Clyde intentionally gets himself imprisoned in the same facility as Joe, and they spark a mini-riot as a diversion while they temporarily break out of jail and join Jimmy and the others under the Speedway on the day of the Coca Cola 600. Not much seems to go according to plan, and it's up to FBI agent Sarah Grayson (Hilary Swank) to try to clean up the post-heist mess.

Director Steven Soderbergh came out of a short-lived retirement to direct Logan Lucky, and maybe he need not have bothered. A lowbrow Ocean's Eleven set amongst the ignoramus set, it's never clear if the film is making fun of or celebrating its protagonists, and in any case, it barely matters. While there may have been some merit in exploring unsophisticated thievery among the unwashed, the film is disjointed, uneven, and overstuffed with incidental secondary and tertiary characters.

In addition to Jimmy, Clyde, Joe, Sam and Fish, Mellie (Riley Keough) is the sister of Jimmy and Clyde; Bobbie Jo (Katie Holmes) is Jimmy's ex-wife, and Moody (David Denman) is her current husband; Max (Seth MacFarlane) is an insufferable Nascar team owner; Dayton (Sebastian Stan) believes himself to be a finely tuned driver, and Dwight Yoakam plays prison warden Burns. All are barely developed characters poking in and out of the movie at regular intervals, tripping over each other and contributing little.

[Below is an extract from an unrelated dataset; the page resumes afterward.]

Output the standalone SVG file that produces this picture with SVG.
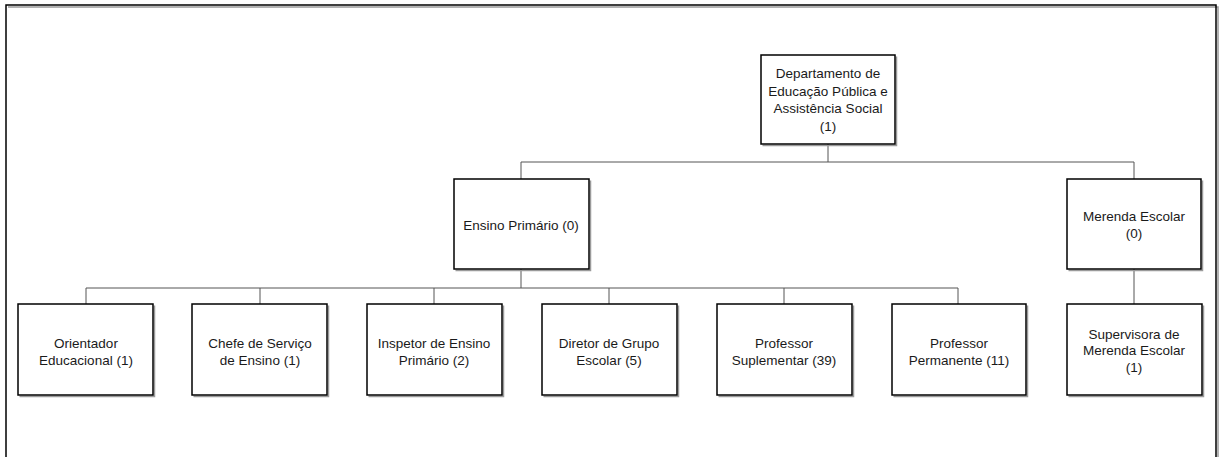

Channing Tatum and Adam Driver do their best to elevate the material, and the exchanges between the brothers, with Driver particularly effective as the sombre sibling fully convinced a curse hangs over the Logans, is the best thing going for the film.

Otherwise, the heist logistics and details are never explained, Soderbergh creating narrative chaos by clarifying nothing. Once some light is shed on what everyone was running around doing, the film's logic, already strained, falls apart, the heist details too far-fetched and ambitious for any one of the nitwits on display to cobble together.

Rarely funny and never exciting nor clever, Logan Lucky sputters off the start line, does one slow lap and retires into the pits.